2. It pops the top of the stack and EIP and add a constant number of bytes to ESP. In this form it is written as “ret 0x8”, “ret 0x20” and so on.
MOV
The move instruction can move a register value to another register, a memory value to a register, a register value to memory, an immediate value to a register and an immediate value to memory. BUT it can never move a memory value to memory.
r/m32 Addressing Forms
Anywhere we see r/m32 it means the code could be taking a value from a register or a memory address. In Intel processors most of the time square brackets [] tell us to treat the value within as a memory address, and fetch the value at the address.
LEA – Load Effectiveness Address
Frequently used with pointer arithmetic, and sometimes for arithmetic in general.

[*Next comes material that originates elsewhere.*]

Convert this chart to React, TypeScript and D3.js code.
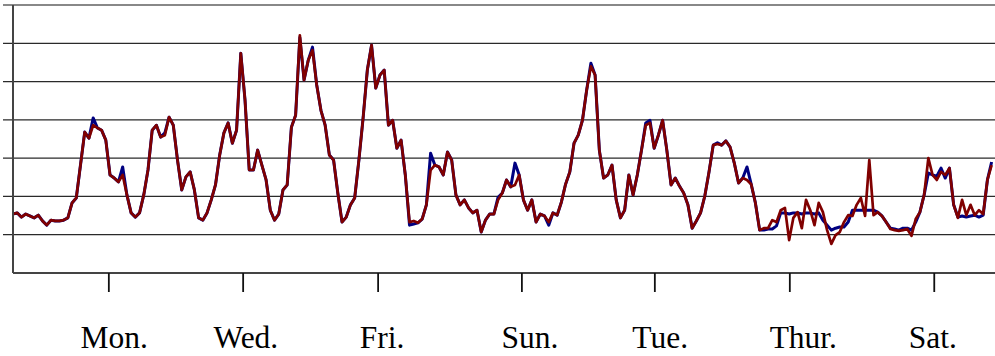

It uses the r/m32 form but is more the exception to the rule that the square brackets [] syntax means dereference. For example that in a piece of arithmetic the resulting value stored is the values address, and not the value itself. This can be useful when passing the address of an array element to a subroutine. It may also be a slightly sneaky way of doing more calculations than normal in one instruction This is where its confusing me, we will have to do some examples later to get clarification.
ADD and SUB
These commands do what you think, they add and subtract values. The destination operand can be r/m32 or a register and the source operand can be r/m32 or a register or an immediate. It evaluates the operation and sets flags as appropriate. Instructions modify OF, SF, ZF, AF, PF and CF flags.
Summary
With the basics of assembly and its instructions under our belt the outputs of many tools like IDA pro and Ghidra are more clear and easier to understand but we will need more time, and one more blog post, before we fully digest assembly but already the output of our malware lesson 5 the debugger output is much more clear.